→ Prompt
Where the string "matplotlib" occurs in the material below, report the whole line.

++++++++++++++++++++

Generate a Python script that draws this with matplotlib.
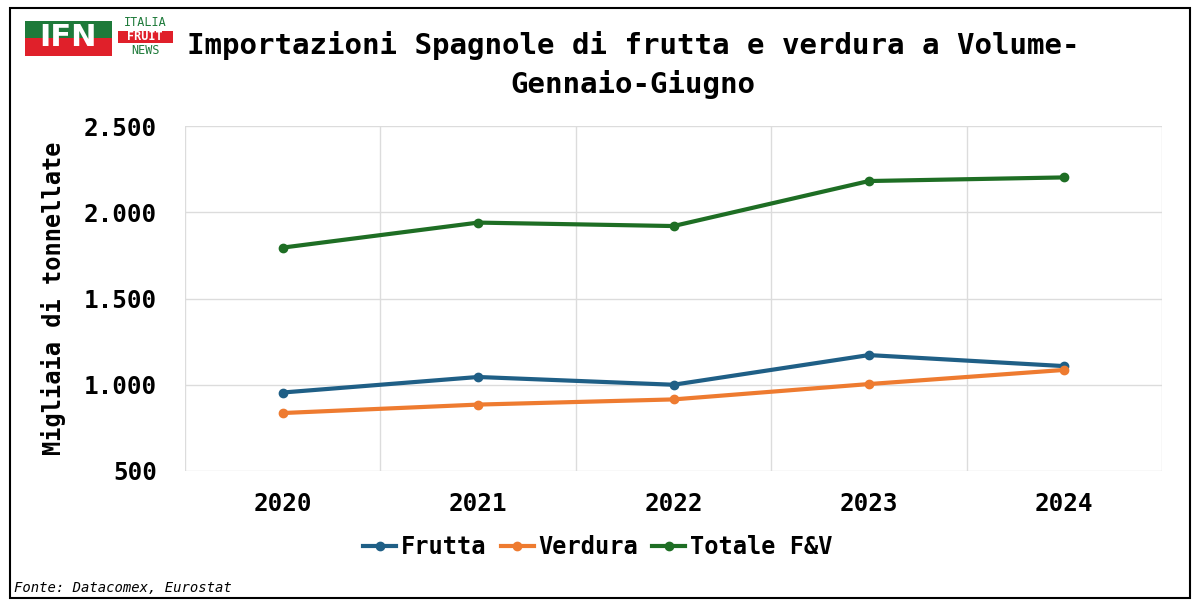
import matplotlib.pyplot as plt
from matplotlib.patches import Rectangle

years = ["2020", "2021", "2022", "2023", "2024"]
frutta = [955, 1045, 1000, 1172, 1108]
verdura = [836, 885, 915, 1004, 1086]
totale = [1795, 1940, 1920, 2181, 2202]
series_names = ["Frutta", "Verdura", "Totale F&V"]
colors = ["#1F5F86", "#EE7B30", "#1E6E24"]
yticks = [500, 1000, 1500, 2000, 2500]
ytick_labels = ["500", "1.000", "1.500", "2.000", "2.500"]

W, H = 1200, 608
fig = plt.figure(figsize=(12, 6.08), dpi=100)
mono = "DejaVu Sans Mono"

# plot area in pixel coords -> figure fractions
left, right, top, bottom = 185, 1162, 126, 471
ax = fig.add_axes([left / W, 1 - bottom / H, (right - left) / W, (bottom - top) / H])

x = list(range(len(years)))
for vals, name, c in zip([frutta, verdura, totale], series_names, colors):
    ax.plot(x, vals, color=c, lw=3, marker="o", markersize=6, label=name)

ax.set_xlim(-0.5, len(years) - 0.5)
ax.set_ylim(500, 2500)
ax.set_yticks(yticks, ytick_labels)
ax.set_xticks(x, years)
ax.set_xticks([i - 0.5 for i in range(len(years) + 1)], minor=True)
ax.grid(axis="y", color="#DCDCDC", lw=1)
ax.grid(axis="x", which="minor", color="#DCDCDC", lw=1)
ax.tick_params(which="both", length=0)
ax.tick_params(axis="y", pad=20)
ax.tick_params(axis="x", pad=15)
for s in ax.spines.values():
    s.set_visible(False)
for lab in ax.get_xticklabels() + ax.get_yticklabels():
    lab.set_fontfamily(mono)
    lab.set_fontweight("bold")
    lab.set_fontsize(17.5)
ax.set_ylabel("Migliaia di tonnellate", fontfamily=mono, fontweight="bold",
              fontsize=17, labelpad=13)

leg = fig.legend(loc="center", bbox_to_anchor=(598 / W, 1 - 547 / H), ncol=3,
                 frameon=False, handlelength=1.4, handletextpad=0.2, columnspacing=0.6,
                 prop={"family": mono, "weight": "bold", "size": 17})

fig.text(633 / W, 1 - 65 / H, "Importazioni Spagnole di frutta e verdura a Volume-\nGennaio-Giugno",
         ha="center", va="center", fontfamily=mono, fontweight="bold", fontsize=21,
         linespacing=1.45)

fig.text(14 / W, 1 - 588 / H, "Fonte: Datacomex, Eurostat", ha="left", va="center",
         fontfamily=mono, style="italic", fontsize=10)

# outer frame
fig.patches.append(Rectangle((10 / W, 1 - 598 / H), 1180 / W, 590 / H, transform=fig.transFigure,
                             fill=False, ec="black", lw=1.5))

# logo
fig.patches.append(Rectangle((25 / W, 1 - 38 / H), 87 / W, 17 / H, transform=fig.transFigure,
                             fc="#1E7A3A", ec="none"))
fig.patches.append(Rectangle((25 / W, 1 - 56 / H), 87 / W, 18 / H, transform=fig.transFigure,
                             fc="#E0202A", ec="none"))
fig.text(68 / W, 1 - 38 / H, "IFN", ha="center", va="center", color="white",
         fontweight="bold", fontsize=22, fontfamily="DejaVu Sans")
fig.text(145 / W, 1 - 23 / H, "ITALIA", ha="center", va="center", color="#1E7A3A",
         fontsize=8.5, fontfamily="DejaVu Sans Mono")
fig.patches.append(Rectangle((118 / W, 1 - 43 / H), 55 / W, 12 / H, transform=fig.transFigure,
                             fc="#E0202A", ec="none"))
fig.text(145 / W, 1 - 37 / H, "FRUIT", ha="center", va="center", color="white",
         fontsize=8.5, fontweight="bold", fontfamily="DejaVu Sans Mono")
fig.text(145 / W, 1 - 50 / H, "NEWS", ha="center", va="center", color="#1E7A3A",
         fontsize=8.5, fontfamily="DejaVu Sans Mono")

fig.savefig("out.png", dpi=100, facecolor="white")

++++++++++++++++++++

→ Task output
Generate a Python script that draws this with matplotlib.
import matplotlib.pyplot as plt
from matplotlib.patches import Rectangle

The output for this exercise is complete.